Cast of highest grossing movies

In [24]:
high_grossing_cast = count_frequency(highest_grossing_movies.cast)

revenues, index = list_to_dict(sorted(high_grossing_cast.items(), key=operator.itemgetter(1), reverse=True)[:30], 'number of movies')
pd.DataFrame(revenues, index=index).plot(kind='bar', figsize=(20, 5))
Out[24]:
<matplotlib.axes._subplots.AxesSubplot at 0x1f8b73b97b8>

Production companies of highest grossing movies

In [25]:
high_grossing_prod_comps = count_frequency(highest_grossing_movies.production_companies)

revenues, index = list_to_dict(sorted(high_grossing_prod_comps.items(), key=operator.itemgetter(1), reverse=True)[:30]\
                                 , 'number of movies')

pd.DataFrame(revenues, index=index).plot(kind='bar', figsize=(20, 5))
Out[25]:
<matplotlib.axes._subplots.AxesSubplot at 0x1f8b70b3080>

Highest grossing budget

Research Question 4: Who are top 15 highest grossing directors?

We can see the top 30 highest grossing directors in bar chart below.

It seems Steven Spielberg surpasses other directors in gross revenue.

In [26]:
def grossing(movies, by):
    """
        This function returns the movies' revenues over key passed as `by` value in argument. 
    """
    revenues = {}
    for id, movie in movies.iterrows():
        for key in movie[by]:
            if key in revenues:
                revenues[key].append(movie.revenue_adj)
            else:
                revenues[key] = [movie.revenue_adj]
    return revenues
In [27]:
def gross_revenue(data):
    """
        This functions computes the sum of values of the dictionary and
        return a new dictionary with same key but cummulative value.
    """
    gross = {}
    for key, revenues in data.items():
        gross[key] = np.sum(revenues)
    return gross
In [28]:
gross_by_dirs = grossing(movies=movies_with_revenue, by='director')

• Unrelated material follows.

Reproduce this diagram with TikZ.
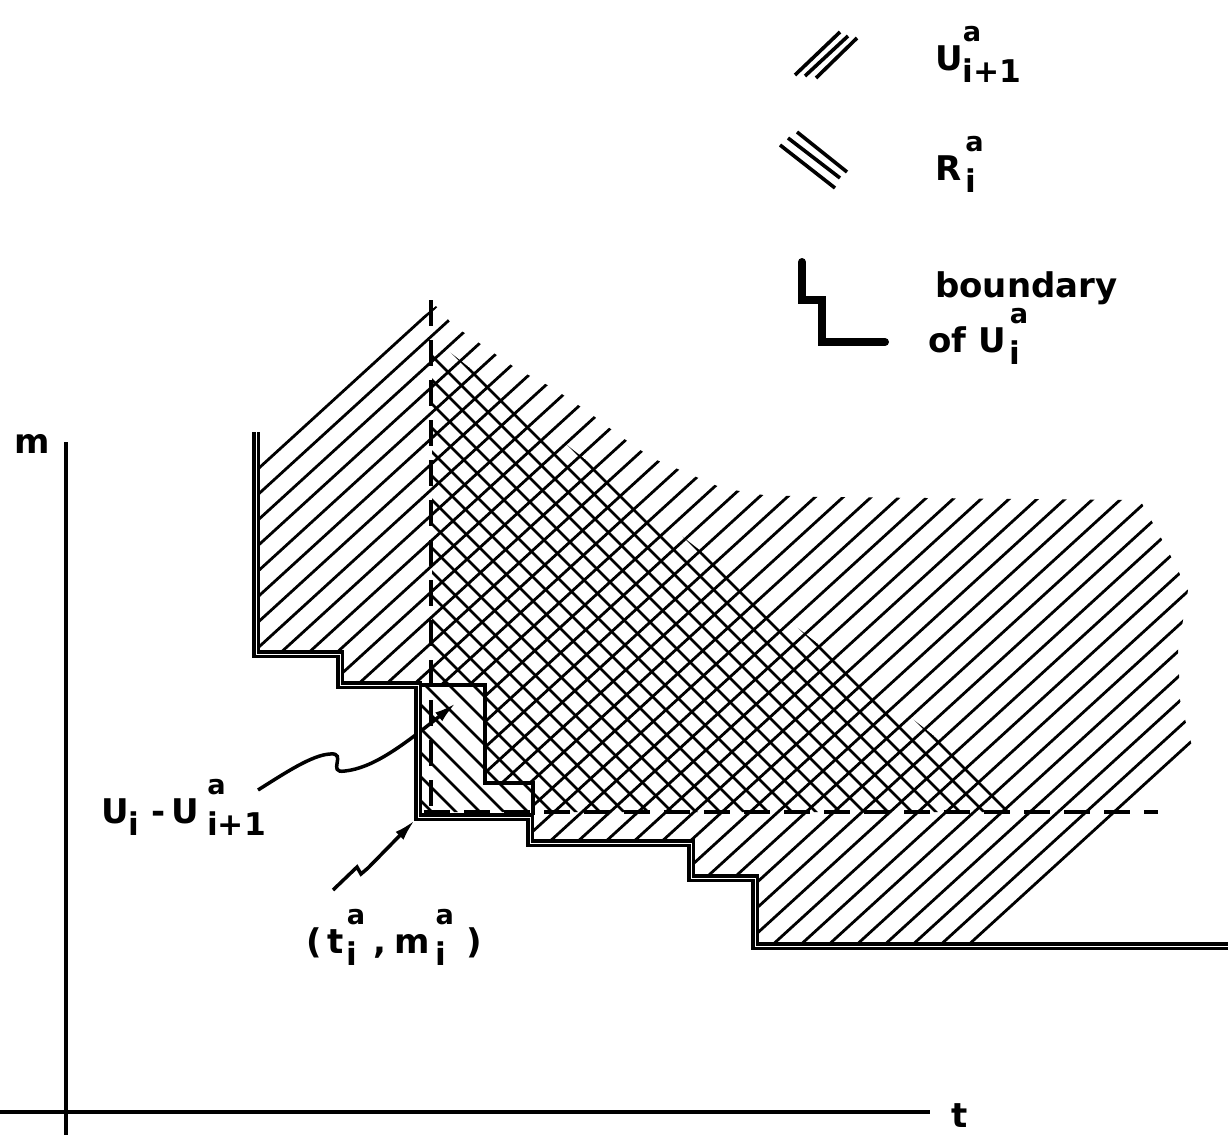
\documentclass[tikz,border=0pt]{standalone}
\usepackage{fontspec}
\setmainfont{DejaVu Sans}
\usetikzlibrary{arrows.meta}
% stacked super- and subscript, as in the hand lettering
\newcommand{\supsub}[2]{%
  \setbox0=\hbox{\scalebox{0.8}{#1}}%
  \setbox2=\hbox{\scalebox{0.92}{#2}}%
  \ifdim\wd0>\wd2 \dimen0=\wd0 \else \dimen0=\wd2 \fi
  \hbox to \dimen0{\rlap{\raise0.85em\box0}\lower0.36em\box2\hfil}}

\begin{document}
\begin{tikzpicture}[x=1pt, y=-1pt,
  lbl/.style={inner sep=0pt, anchor=base west, font=\fontsize{34}{38}\selectfont\bfseries},
  axis/.style={line width=3.6pt},
  hatch/.style={line width=2.8pt},
  keyline/.style={line width=3.6pt},
  bdry/.style={draw=black, line width=3.3pt, double=white, double distance=0.8pt},
  ubdry/.style={line width=3.5pt},
  dashln/.style={line width=3.5pt, dash pattern=on 26pt off 14pt},
  squig/.style={line width=3.5pt, -{Latex[length=22pt,width=11pt]}}
]
\useasboundingbox (0,0) rectangle (1228,1135);

% U_{i+1}^a
\begin{scope}
  \clip (258,448) -- (436,306) -- (453,325) -- (485,347) -- (517,369) -- (553,388)
    -- (587,411) -- (620,436) -- (652,458) -- (687,473) -- (722,488) -- (763,495)
    -- (820,497) -- (1140,500) -- (1165,545) -- (1188,590) -- (1178,650)
    -- (1180,700) -- (1193,750) -- (980,946) -- (755,946) -- (755,878)
    -- (691,878) -- (691,843) -- (533,843) -- (533,783) -- (485,783)
    -- (485,685) -- (340,685) -- (340,654) -- (258,654) -- cycle;
  \foreach \c in {-520,-492,...,1170}
    \draw[hatch] (\c,1000) -- ++(800,-730);
\end{scope}

% R_i^a
\begin{scope}
  \clip (432,338) -- (1030,812) -- (421,812) -- (421,685) -- (432,685) -- cycle;
  \foreach \d in {-100,-76,...,1000}
    \draw[hatch] (\d,280) -- ++(600,600);
\end{scope}

\draw[dashln] (431,300) -- (431,810);
\draw[dashln] (424,812) -- (1158,812);
\draw[ubdry] (418,685) -- (485,685) -- (485,783) -- (533,783) -- (533,815);

% labels
\node[lbl] (mlab) at (14,453) {m};
\node[lbl] (tlab) at (951,1127) {t};
\node[lbl] (ulab) at (101,823) {U\supsub{}{i}\kern12pt-\kern6pt U\kern8pt\supsub{a}{i+1}};
\node[lbl] (tmlab) at (306,953) {(\kern6pt t\kern3pt\supsub{a}{i}\kern8pt,\kern8pt m\kern6pt\supsub{a}{i}\kern12pt)};

\coordinate (uFrom) at (258,790);
\coordinate (uTo) at (456,703);
\coordinate (tmFrom) at (333,890);
\coordinate (tmTo) at (415,820);
\draw[squig] (uFrom) .. controls (285,773) and (312,755) .. (330,754)
  .. controls (348,752) and (326,774) .. (345,771)
  .. controls (372,768) and (400,748) .. (uTo);
\draw[squig] (tmFrom) -- (357,867) -- (361,874) -- (368,868) -- (tmTo);

% boundary of U_i^a
\draw[bdry] (256,432) -- (256,654) -- (340,654) -- (340,685) -- (418,685)
  -- (418,817) -- (530,817) -- (530,843) -- (691,843) -- (691,878)
  -- (755,878) -- (755,946) -- (1228,946);

% axes
\draw[axis] (66,442) -- (66,1135);
\draw[axis] (0,1112) -- (930,1112);

% key
\draw[keyline] (795,75) -- (840,32);
\draw[keyline] (805,76) -- (848,36);
\draw[keyline] (816,78) -- (857,38);
\draw[keyline] (780,145) -- (835,188);
\draw[keyline] (788,138) -- (840,178);
\draw[keyline] (797,132) -- (847,172);
\draw[line width=8pt, line cap=round] (802,262) -- (802,300) -- (822,300) -- (822,342) -- (885,342);
\node[lbl] (keyU) at (935,70) {U\supsub{a}{i+1}};
\node[lbl] (keyR) at (935,180) {R\kern4pt\supsub{a}{i}};
\node[lbl] (keyB) at (935,297) {boundary};
\node[lbl] (keyO) at (928,352) {of\kern12pt U\kern4pt\supsub{a}{i}};
\end{tikzpicture}
\end{document}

director_gross_revenue = gross_revenue(gross_by_dirs)

top_15_directors = sorted(director_gross_revenue.items(), key=operator.itemgetter(1), reverse=True)[:15]
revenues, index = list_to_dict(top_15_directors, 'director')
pd.DataFrame(data=revenues, index=index).plot(kind='bar', figsize=(15, 9))
Out[28]:
<matplotlib.axes._subplots.AxesSubplot at 0x1f8b7998a20>

Research Question 5: Who are top 15 highest grossing actors?

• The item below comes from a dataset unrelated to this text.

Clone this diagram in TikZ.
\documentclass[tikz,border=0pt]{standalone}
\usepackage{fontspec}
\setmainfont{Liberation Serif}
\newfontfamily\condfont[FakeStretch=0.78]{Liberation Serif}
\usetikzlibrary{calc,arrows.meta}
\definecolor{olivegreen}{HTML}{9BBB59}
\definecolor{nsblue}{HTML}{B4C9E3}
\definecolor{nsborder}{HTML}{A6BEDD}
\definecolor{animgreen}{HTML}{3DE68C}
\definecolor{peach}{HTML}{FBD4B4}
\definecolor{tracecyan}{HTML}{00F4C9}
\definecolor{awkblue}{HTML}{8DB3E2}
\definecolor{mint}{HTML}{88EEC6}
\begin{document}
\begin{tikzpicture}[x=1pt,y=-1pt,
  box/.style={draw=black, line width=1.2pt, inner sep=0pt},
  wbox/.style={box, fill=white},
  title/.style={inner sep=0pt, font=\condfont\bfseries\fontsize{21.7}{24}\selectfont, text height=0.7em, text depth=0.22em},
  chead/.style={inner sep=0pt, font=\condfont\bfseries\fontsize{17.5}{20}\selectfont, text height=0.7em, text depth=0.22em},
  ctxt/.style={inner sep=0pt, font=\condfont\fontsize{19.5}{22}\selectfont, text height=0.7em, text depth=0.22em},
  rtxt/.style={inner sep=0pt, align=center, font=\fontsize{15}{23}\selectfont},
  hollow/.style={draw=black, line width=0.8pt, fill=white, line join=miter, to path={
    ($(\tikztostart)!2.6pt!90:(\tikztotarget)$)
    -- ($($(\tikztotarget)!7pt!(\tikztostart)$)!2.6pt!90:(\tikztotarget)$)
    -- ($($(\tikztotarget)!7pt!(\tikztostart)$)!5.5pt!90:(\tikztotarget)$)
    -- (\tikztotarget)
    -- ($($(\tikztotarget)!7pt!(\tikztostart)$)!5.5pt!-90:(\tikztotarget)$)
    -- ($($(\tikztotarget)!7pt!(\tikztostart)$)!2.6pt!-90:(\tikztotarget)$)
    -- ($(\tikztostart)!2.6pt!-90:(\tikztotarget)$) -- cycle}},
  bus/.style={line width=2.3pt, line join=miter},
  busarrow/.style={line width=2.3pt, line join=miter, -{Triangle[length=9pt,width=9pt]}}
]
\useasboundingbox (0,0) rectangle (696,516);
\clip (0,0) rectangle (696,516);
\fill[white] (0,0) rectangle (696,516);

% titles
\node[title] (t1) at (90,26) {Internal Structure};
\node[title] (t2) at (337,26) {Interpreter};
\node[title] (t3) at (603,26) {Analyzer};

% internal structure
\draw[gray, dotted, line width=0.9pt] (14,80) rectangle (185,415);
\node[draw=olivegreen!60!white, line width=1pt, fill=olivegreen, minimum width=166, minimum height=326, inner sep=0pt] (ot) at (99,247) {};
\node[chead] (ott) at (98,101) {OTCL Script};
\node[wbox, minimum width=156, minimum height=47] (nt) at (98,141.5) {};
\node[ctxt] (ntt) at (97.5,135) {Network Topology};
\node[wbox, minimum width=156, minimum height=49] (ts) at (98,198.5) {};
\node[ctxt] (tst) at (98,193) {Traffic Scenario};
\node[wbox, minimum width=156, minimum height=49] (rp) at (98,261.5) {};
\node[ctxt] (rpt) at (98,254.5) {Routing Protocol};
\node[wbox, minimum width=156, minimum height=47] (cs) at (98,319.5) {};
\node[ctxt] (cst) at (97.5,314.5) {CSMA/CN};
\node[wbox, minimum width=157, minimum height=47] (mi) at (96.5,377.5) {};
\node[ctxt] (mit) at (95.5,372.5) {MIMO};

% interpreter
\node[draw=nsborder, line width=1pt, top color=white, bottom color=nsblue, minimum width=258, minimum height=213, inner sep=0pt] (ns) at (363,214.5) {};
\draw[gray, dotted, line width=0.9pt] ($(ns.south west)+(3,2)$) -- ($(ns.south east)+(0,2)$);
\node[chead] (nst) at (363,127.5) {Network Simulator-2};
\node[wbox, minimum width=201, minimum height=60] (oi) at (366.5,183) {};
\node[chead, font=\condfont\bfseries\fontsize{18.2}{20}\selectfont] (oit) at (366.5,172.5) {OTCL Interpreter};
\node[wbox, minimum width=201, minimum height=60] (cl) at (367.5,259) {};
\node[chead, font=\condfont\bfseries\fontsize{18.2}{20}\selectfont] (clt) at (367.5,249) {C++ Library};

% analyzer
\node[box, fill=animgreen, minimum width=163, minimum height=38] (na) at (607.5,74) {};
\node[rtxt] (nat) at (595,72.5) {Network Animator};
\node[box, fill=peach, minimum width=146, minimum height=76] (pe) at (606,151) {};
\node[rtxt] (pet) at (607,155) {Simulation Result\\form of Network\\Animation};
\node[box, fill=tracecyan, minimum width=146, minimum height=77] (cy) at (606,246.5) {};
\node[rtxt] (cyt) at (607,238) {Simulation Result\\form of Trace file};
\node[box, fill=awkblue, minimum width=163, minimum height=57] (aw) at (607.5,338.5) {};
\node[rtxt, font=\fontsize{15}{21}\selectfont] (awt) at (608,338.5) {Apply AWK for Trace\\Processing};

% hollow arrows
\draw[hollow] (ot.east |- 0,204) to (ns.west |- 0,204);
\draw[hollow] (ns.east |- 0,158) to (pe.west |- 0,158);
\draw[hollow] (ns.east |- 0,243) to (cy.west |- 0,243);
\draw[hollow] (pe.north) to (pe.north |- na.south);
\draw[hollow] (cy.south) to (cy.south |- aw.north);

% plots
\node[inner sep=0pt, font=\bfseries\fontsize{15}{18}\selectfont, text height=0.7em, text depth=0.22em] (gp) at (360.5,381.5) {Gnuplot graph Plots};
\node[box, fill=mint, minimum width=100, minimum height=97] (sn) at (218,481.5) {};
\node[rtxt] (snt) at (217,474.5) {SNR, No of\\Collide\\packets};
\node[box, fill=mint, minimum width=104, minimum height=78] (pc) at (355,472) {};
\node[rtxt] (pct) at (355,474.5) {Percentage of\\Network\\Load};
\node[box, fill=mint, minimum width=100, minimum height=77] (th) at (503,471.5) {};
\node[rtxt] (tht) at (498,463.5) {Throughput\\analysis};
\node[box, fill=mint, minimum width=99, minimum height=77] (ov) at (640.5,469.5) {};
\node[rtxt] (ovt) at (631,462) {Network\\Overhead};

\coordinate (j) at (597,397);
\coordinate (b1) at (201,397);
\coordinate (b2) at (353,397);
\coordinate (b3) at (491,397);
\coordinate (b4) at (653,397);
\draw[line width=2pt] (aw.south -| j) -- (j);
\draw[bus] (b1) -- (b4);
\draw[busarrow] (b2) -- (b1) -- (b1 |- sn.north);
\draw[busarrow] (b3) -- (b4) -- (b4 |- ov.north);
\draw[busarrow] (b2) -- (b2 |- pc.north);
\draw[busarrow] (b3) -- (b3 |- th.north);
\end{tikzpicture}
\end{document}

We can find the top 30 actors based on gross revenue as shown in subsequent sections below.

As we can see Harison Ford tops the chart with highest grossing.

In [29]:
gross_by_actors = grossing(movies=tmdb_movies, by='cast')
actors_gross_revenue = gross_revenue(gross_by_actors)

top_15_actors = sorted(actors_gross_revenue.items(), key=operator.itemgetter(1), reverse=True)[:15]
revenues, indexes = list_to_dict(top_15_actors, 'actors')
pd.DataFrame(data=revenues, index=indexes).plot(kind='bar', figsize=(15, 9))
Out[29]:
<matplotlib.axes._subplots.AxesSubplot at 0x1f8b7872e10>

Conclusions

We tried to answer quite a few questions using TMDb data whch are summarised below:

  • The gap between gross budget and revenue have increased over years.
  • Drama genre is common traits among popular movies with Comedy, Action, Adventure and Animation getting popular in recent years.
  • There seems to be correlation between highest grossing movies and Adventure & Action genres. Also Highest grossing movies are correlated with high popularity.
  • There also seems to be correlation between a movie's budget and it's revenue. A movie having high budget seems to have a high revenue.